The kinds of enormous compromises and weird negotiations shown here are rather horrifying to me. It doesn't look like sustainable interdependence, this isolated negotiation of huge desires behind the closed doors of a single apartment, disconnected from community, in which a single other person is meant to fulfill almost every need, and huge decisions (to have or not to have a child, to engage as a household in a huge lifestyle-altering experiment) are made in the space of a single relationship and an insular household.

Might more flexible models of domesticity and relationship allow lovers/coparents/friends/etc. to interrelate and be interdependent without having to be enmeshed in others' projects -- or entire new lives -- they don't want?

Doesn't No Impact Man have a huge impact on his wife and child? Don't we all, being interconnected, impact each other's lives? Might we do this in different ways, in structures that allow us to get different needs met in different relationships, that are not as exclusive and isolating as the limited and limiting kind of marriage/family shown in this film? (Are people really fighting so hard for the right to assimilate to, uh, this?)

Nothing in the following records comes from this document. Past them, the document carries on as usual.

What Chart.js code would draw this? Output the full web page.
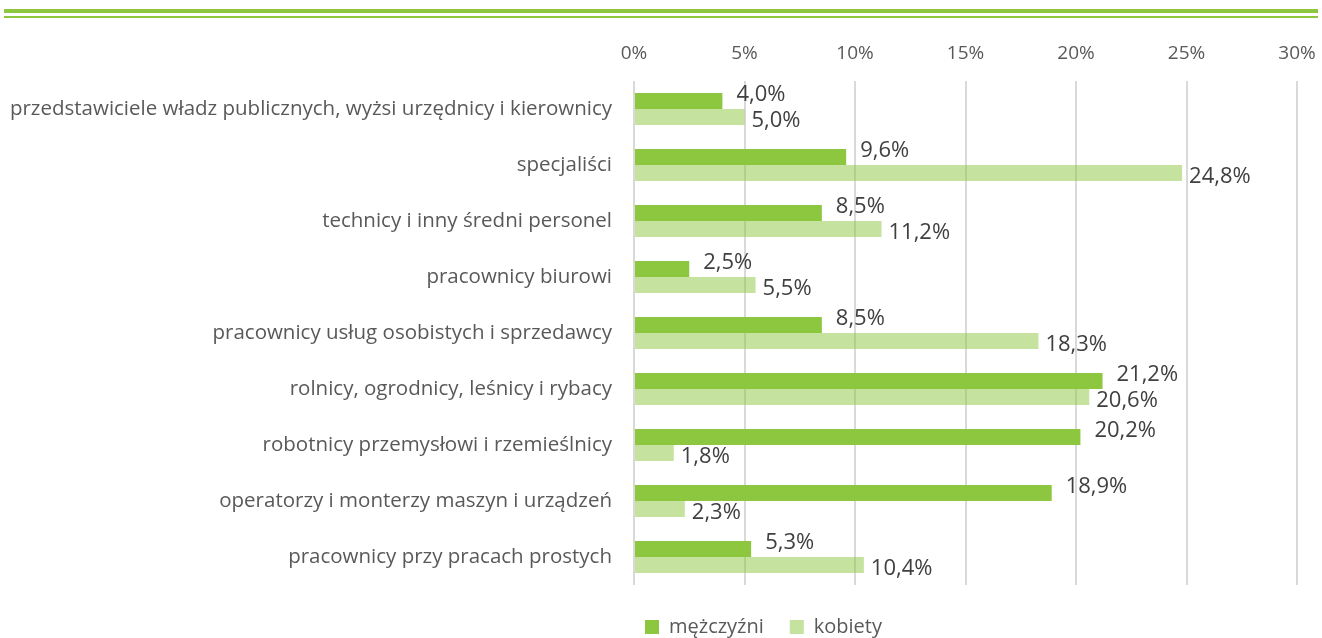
<!DOCTYPE html>
<html>
<head>
<meta charset="utf-8">
<script src="https://cdn.jsdelivr.net/npm/chart.js@4/dist/chart.umd.min.js"></script>
<style>
  html, body { margin: 0; padding: 0; background: #fff; }
  #wrap { position: relative; width: 1322px; height: 638px; }
  .line1 { position: absolute; left: 4px; width: 1314px; top: 9px; height: 4px; background: #8dc63f; }
  .line2 { position: absolute; left: 4px; width: 1314px; top: 16px; height: 1.5px; background: #8dc63f; }
</style>
</head>
<body>
<div id="wrap">
  <canvas id="chart" width="1322" height="638"></canvas>
  <div class="line1"></div>
  <div class="line2"></div>
</div>
<script>
const categories = [
    "przedstawiciele władz publicznych, wyżsi urzędnicy i kierownicy",
    "specjaliści",
    "technicy i inny średni personel",
    "pracownicy biurowi",
    "pracownicy usług osobistych i sprzedawcy",
    "rolnicy, ogrodnicy, leśnicy i rybacy",
    "robotnicy przemysłowi i rzemieślnicy",
    "operatorzy i monterzy maszyn i urządzeń",
    "pracownicy przy pracach prostych"
];
const men = [4.0, 9.6, 8.5, 2.5, 8.5, 21.2, 20.2, 18.9, 5.3];
const women = [5.0, 24.8, 11.2, 5.5, 18.3, 20.6, 1.8, 2.3, 10.4];
const seriesNames = ["mężczyźni", "kobiety"];

const FONT = "'Open Sans', Lato, sans-serif";

/* -------------------------------
   VALUE LABELS
--------------------------------*/
const valueLabels = {
    id: "valueLabels",
    afterLayout(chart) {
        // legend sits right of centre in the original
        const lg = chart.legend;
        lg.left += 115;
        lg.right += 115;
        lg.top += 6;
    },
    afterDatasetsDraw(chart) {
        const ctx = chart.ctx;
        ctx.save();
        ctx.font = "22px " + FONT;
        ctx.fillStyle = "#404040";
        ctx.textAlign = "left";
        ctx.textBaseline = "middle";
        chart.data.datasets.forEach((ds, i) => {
            const meta = chart.getDatasetMeta(i);
            meta.data.forEach((bar, j) => {
                const txt = ds.data[j].toFixed(1).replace(".", ",") + "%";
                const dx = i === 0 ? 14 : 7;
                const dy = i === 0 ? -6 : 4;
                ctx.fillText(txt, bar.x + dx, bar.y + dy);
            });
        });
        ctx.restore();
    }
};

new Chart(document.getElementById("chart"), {
    type: "bar",
    data: {
        labels: categories,
        datasets: [{
            label: seriesNames[0],
            data: men,
            backgroundColor: "#8dc63f",
            barPercentage: 1,
            categoryPercentage: 0.57
        }, {
            label: seriesNames[1],
            data: women,
            backgroundColor: "rgba(141,198,63,0.5)",
            barPercentage: 1,
            categoryPercentage: 0.57
        }]
    },
    options: {
        indexAxis: "y",
        responsive: false,
        animation: false,
        layout: { padding: { top: 30, right: 25, left: 0, bottom: 0 } },
        plugins: {
            legend: {
                position: "bottom",
                maxHeight: 53,
                labels: {
                    boxWidth: 14,
                    boxHeight: 14,
                    padding: 26,
                    color: "#595959",
                    font: { size: 20, family: FONT }
                }
            },
            tooltip: { enabled: false }
        },
        scales: {
            x: {
                position: "top",
                min: 0,
                max: 30,
                ticks: {
                    stepSize: 5,
                    color: "#595959",
                    font: { size: 19, family: FONT },
                    padding: 16,
                    callback: v => v + "%"
                },
                grid: { color: "#d9d9d9", lineWidth: 2, drawTicks: false },
                border: { display: false },
                afterFit: s => {
                    s.height = 51;
                    s.paddingLeft = 0;
                    s.paddingRight = 0;
                }
            },
            y: {
                ticks: {
                    color: "#595959",
                    font: { size: 20.5, family: FONT },
                    padding: 14
                },
                grid: { display: false },
                border: { display: false },
                afterFit: s => { s.width = 634; }
            }
        }
    },
    plugins: [valueLabels]
});
</script>
</body>
</html>
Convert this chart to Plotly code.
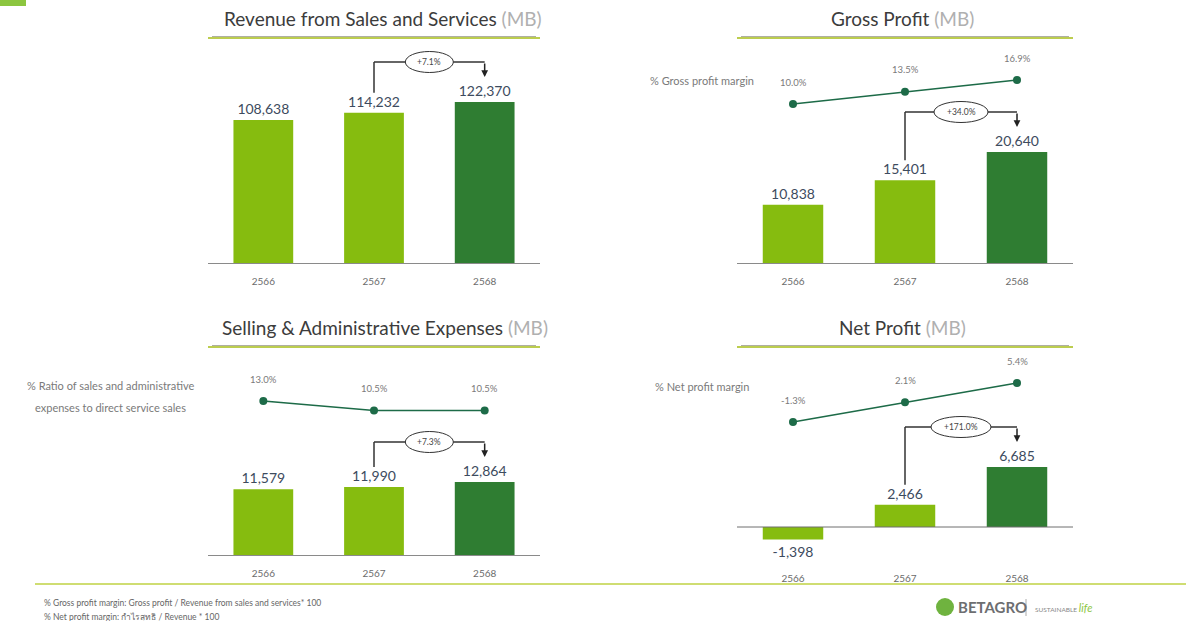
import plotly.graph_objects as go

W, H = 1186, 621

# ---------------- data ----------------
years = ["2566", "2567", "2568"]
revenue = [108638, 114232, 122370]
gross_profit = [10838, 15401, 20640]
gross_margin = [10.0, 13.5, 16.9]
sga = [11579, 11990, 12864]
sga_ratio = [13.0, 10.5, 10.5]
net_profit = [-1398, 2466, 6685]
net_margin = [-1.3, 2.1, 5.4]
growth = ["+7.1%", "+34.0%", "+7.3%", "+171.0%"]
titles = ["Revenue from Sales and Services", "Gross Profit",
          "Selling & Administrative Expenses", "Net Profit"]
unit = "(MB)"
line_names = [None, ["% Gross profit margin"],
              ["% Ratio of sales and administrative", "expenses to direct service sales"],
              ["% Net profit margin"]]
footnotes = ["% Gross profit margin: Gross profit / Revenue from sales and services* 100",
             "% Net profit margin: กำไรสุทธิ / Revenue * 100"]

# ---------------- style ----------------
LIME = "#86bc0f"
DARK = "#2f7d32"
LINEC = "#1d6b48"
LABEL = "#3d4b5e"
FONT = "Lato"
bar_colors = [LIME, LIME, DARK]


def X(px):
    return px / W


def Y(py):
    return 1 - py / H


def lin_range(top_px, bot_px, v1, p1, v2, p2):
    s = (p1 - p2) / (v2 - v1)  # px per unit
    lo = v1 - (bot_px - p1) / s
    hi = v1 + (p1 - top_px) / s
    return [lo, hi], s


# panel layout (pixel geometry)
panels = [
    dict(bars=revenue, line=None, xd=(208, 540), yd=(45, 263), base=263, top=102,
         title_c=383, title_y=18, ul=38, lp=None),
    dict(bars=gross_profit, line=gross_margin, xd=(737, 1073), yd=(45, 263), base=263, top=152,
         title_c=902, title_y=18, ul=38, lp=((10.0, 104), (16.9, 80)),
         lab=[(756, 80, "right")]),
    dict(bars=sga, line=sga_ratio, xd=(208, 540), yd=(355, 555), base=555, top=482,
         title_c=385, title_y=327, ul=347, lp=((13.0, 401), (10.5, 410.5)),
         lab=[(110, 385, "center"), (110, 407, "center")]),
    dict(bars=net_profit, line=net_margin, xd=(737, 1073), yd=(355, 560), base=527, top=467,
         title_c=902, title_y=327, ul=347, lp=((-1.3, 422), (5.4, 383)),
         lab=[(751, 386, "right")]),
]

fig = go.Figure()
layout = dict(width=W, height=H, margin=dict(l=0, r=0, t=0, b=0),
              paper_bgcolor="white", plot_bgcolor="white", showlegend=False,
              font=dict(family=FONT))
shapes = []
annotations = []

for i, p in enumerate(panels):
    n = i + 1
    xa = "x" if n == 1 else f"x{n}"
    ya = "y" if n == 1 else f"y{n}"
    xkey = "xaxis" if n == 1 else f"xaxis{n}"
    ykey = "yaxis" if n == 1 else f"yaxis{n}"
    vals = p["bars"]
    yr, s = lin_range(p["yd"][0], p["yd"][1], 0, p["base"], max(vals), p["top"])

    fig.add_trace(go.Bar(
        x=[0, 1, 2], y=vals, xaxis=xa, yaxis=ya, width=0.54,
        marker=dict(color=bar_colors, line=dict(width=0)),
        text=[f"{v:,}" for v in vals], textposition="outside", cliponaxis=False,
        textfont=dict(size=14, color=LABEL, family=FONT), hoverinfo="skip"))

    layout[xkey] = dict(domain=[X(p["xd"][0]), X(p["xd"][1])], anchor=ya,
                        range=[-0.5, 2.5], tickvals=[0, 1, 2], ticktext=years,
                        showline=(n != 4), linecolor="#8a8a8a", linewidth=1,
                        ticks="outside", ticklen=9, tickcolor="rgba(0,0,0,0)",
                        tickfont=dict(size=10, color="#6b6b6b", family=FONT),
                        showgrid=False, zeroline=False, fixedrange=True)
    layout[ykey] = dict(domain=[Y(p["yd"][1]), Y(p["yd"][0])], anchor=xa, range=yr,
                        visible=False, fixedrange=True)

    if n == 4:
        shapes.append(dict(type="line", xref=f"{xa} domain", yref=ya, x0=0, x1=1, y0=0, y1=0,
                           line=dict(color="#6e6e6e", width=1)))

    # growth bracket
    level = vals[2] + 40 / s
    lbot = vals[1] + 20 / s
    tip = vals[2] + 25 / s
    spacing = (p["xd"][1] - p["xd"][0]) / 3
    ew = (len(growth[i]) * 6 + 18) / 2 / spacing
    shapes.append(dict(type="line", xref=xa, yref=ya, x0=1, x1=1, y0=lbot, y1=level,
                       line=dict(color="#333333", width=1.5)))
    shapes.append(dict(type="line", xref=xa, yref=ya, x0=1, x1=2, y0=level, y1=level,
                       line=dict(color="#333333", width=1.5)))
    shapes.append(dict(type="circle", xref=xa, yref=ya, x0=1.5 - ew, x1=1.5 + ew,
                       y0=level - 10.5 / s, y1=level + 10.5 / s, fillcolor="white",
                       line=dict(color="#333333", width=1)))
    annotations.append(dict(xref=xa, yref=ya, x=1.5, y=level, text=growth[i], showarrow=False,
                            font=dict(size=8.5, color="#444", family=FONT)))
    annotations.append(dict(xref=xa, yref=ya, x=2, y=tip, text="", showarrow=True,
                            arrowhead=2, arrowsize=0.9, arrowwidth=1.5, arrowcolor="#222",
                            ax=0, ay=-15))

    # margin line
    if p["line"] is not None:
        lkey = f"yaxis{n + 4}"
        la = f"y{n + 4}"
        (v1, p1), (v2, p2) = p["lp"]
        lr, _ = lin_range(p["yd"][0], p["yd"][1], v1, p1, v2, p2)
        layout[lkey] = dict(overlaying=ya, anchor=xa, range=lr, visible=False, fixedrange=True)
        fig.add_trace(go.Scatter(
            x=[0, 1, 2], y=p["line"], xaxis=xa, yaxis=la, mode="lines+markers",
            line=dict(color=LINEC, width=1.6), marker=dict(color=LINEC, size=8),
            cliponaxis=False, hoverinfo="skip"))
        for k, v in enumerate(p["line"]):
            annotations.append(dict(xref=xa, yref=la, x=k, y=v, yshift=22, text=f"{v:.1f}%",
                                    showarrow=False, font=dict(size=9.5, color="#7a7a7a", family=FONT)))
        for (lx, ly, al), txt in zip(p["lab"], line_names[n - 1]):
            annotations.append(dict(xref="paper", yref="paper", x=X(lx), y=Y(ly), text=txt,
                                    xanchor=al, yanchor="middle", showarrow=False,
                                    font=dict(size=11, color="#7a7a7a", family=FONT)))

    # title and underline
    annotations.append(dict(xref="paper", yref="paper", x=X(p["title_c"]), y=Y(p["title_y"]),
                            xanchor="center", yanchor="middle", showarrow=False,
                            text=f"{titles[i]} <span style='color:#b0b0b0'>{unit}</span>",
                            font=dict(size=19, color="#3c3c3c", family=FONT)))
    shapes.append(dict(type="line", xref="paper", yref="paper", x0=X(p["xd"][0]), x1=X(p["xd"][1]),
                       y0=Y(p["ul"]), y1=Y(p["ul"]), line=dict(color="#bccd4f", width=2)))
    shapes.append(dict(type="line", xref="paper", yref="paper", x0=X(p["xd"][0] + 4), x1=X(p["xd"][1] - 4),
                       y0=Y(p["ul"] - 1.5), y1=Y(p["ul"] - 1.5), line=dict(color="#9a9a8a", width=0.8)))

# corner accent, footer line
shapes.append(dict(type="rect", xref="paper", yref="paper", x0=0, x1=X(26), y0=Y(6), y1=1,
                   fillcolor="#8cc63f", line=dict(width=0)))
shapes.append(dict(type="line", xref="paper", yref="paper", x0=X(35), x1=1, y0=Y(584), y1=Y(584),
                   line=dict(color="#cfdd72", width=2)))
# footnotes
for k, t in enumerate(footnotes):
    annotations.append(dict(xref="paper", yref="paper", x=X(42), y=Y(603 + 14 * k), text=t,
                            xanchor="left", yanchor="middle", showarrow=False,
                            font=dict(size=8.5, color="#666", family=FONT)))
# logo
shapes.append(dict(type="circle", xref="paper", yref="paper", x0=X(936), x1=X(954),
                   y0=Y(616), y1=Y(598), fillcolor="#6fb33f", line=dict(width=0)))
annotations.append(dict(xref="paper", yref="paper", x=X(956), y=Y(607), text="<b>BETAGRO</b>",
                        xanchor="left", yanchor="middle", showarrow=False,
                        font=dict(size=15, color="#6d6e71", family=FONT)))
shapes.append(dict(type="line", xref="paper", yref="paper", x0=X(1026), x1=X(1026),
                   y0=Y(599), y1=Y(616), line=dict(color="#aaaaaa", width=1)))
annotations.append(dict(xref="paper", yref="paper", x=X(1033), y=Y(607),
                        text="SUSTAINABLE <i><span style='color:#8cc63f;font-size:11px'>life</span></i>",
                        xanchor="left", yanchor="middle", showarrow=False,
                        font=dict(size=6.5, color="#888", family=FONT)))

layout["shapes"] = shapes
layout["annotations"] = annotations
fig.update_layout(**layout)
fig.write_html("out.html")
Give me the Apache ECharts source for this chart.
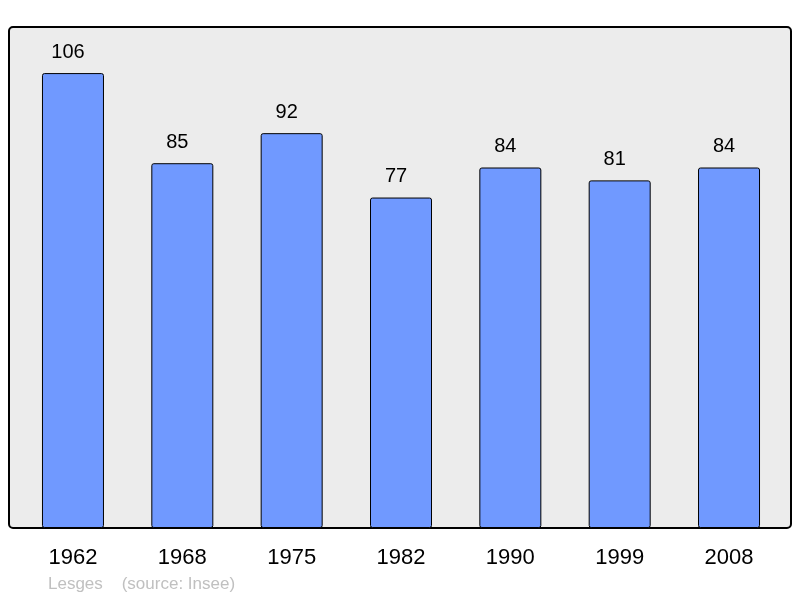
<!DOCTYPE html>
<html>
<head>
<meta charset="UTF-8">
<title>Lesges</title>
<script src="https://cdn.jsdelivr.net/npm/echarts@6/dist/echarts.min.js"></script>
<style>
  html, body { margin: 0; padding: 0; background: #fff; }
  #main { width: 800px; height: 598px; }
</style>
</head>
<body>
<div id="main"></div>
<script>
// données
var years = ['1962', '1968', '1975', '1982', '1990', '1999', '2008'];
var population = [106, 85, 92, 77, 84, 81, 84];

var chart = echarts.init(document.getElementById('main'));

chart.setOption({
  animation: false,
  textStyle: { fontFamily: 'Liberation Sans, Arial, sans-serif' },
  graphic: [
    {
      type: 'rect',
      z: -10,
      shape: { x: 9, y: 27, width: 782, height: 501, r: 4 },
      style: { fill: '#ececec', stroke: '#000', lineWidth: 2 }
    },
    {
      type: 'text',
      left: 48,
      top: 576,
      style: {
        text: 'Lesges    (source: Insee)',
        fill: '#c0c0c0',
        font: '17px "Liberation Sans", Arial, sans-serif'
      }
    }
  ],
  grid: { left: 18.3, right: 16.3, top: 13, bottom: 70 },
  xAxis: {
    type: 'category',
    data: years,
    axisLine: { show: false },
    axisTick: { show: false },
    axisLabel: { color: '#000', fontSize: 22, margin: 19 }
  },
  yAxis: {
    type: 'value',
    min: 0,
    max: 120,
    show: false
  },
  series: [{
    type: 'bar',
    data: population,
    barWidth: 62,
    itemStyle: {
      color: '#7099ff',
      borderColor: '#000',
      borderWidth: 1,
      borderRadius: 2
    },
    label: {
      show: true,
      position: 'top',
      distance: 11,
      offset: [-5, 0],
      color: '#000',
      fontSize: 20
    }
  }]
});
</script>
</body>
</html>
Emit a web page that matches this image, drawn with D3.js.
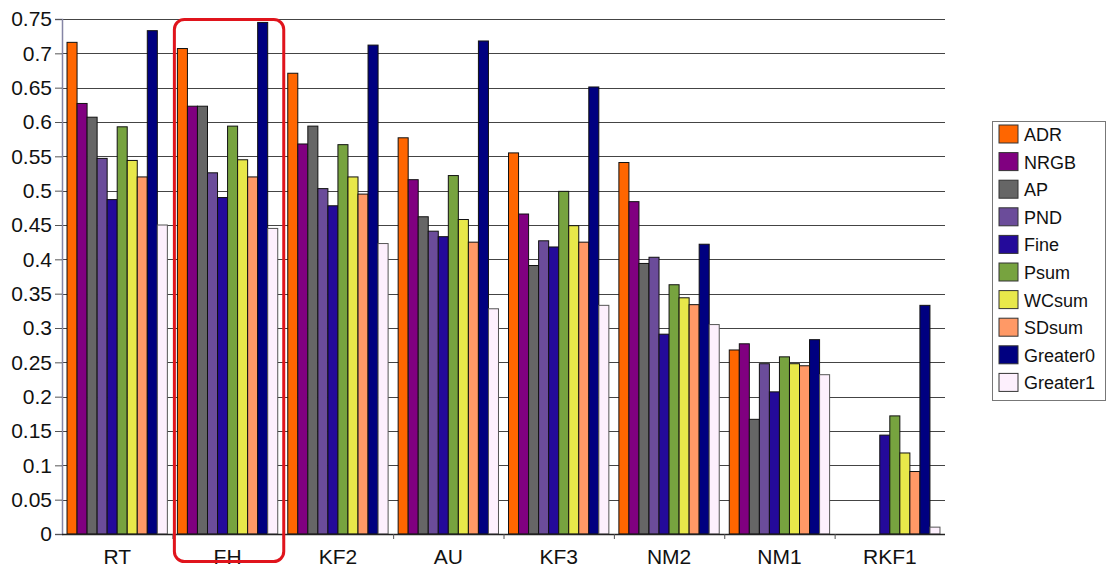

If we're talking about ecology and sustainability, let's talk about challenging a model of domesticity and relationship that shores up individualistic capitalism (which, as the aging hippie in the film points out, is largely responsible for the ecological destruction No Impact Man means to resist). Let's talk about rooting all relationships in community, about models of interdependency that are not about imposing on others or resigning ourselves to others' desires that don't fit or even do damage, but asserting and affirming desires/dreams/needs within relationships that are multiple and flexible.

There's some compelling stuff in No Impact Man, no doubt. But it falls quite a bit short of a vision of a radically new way of being in the world.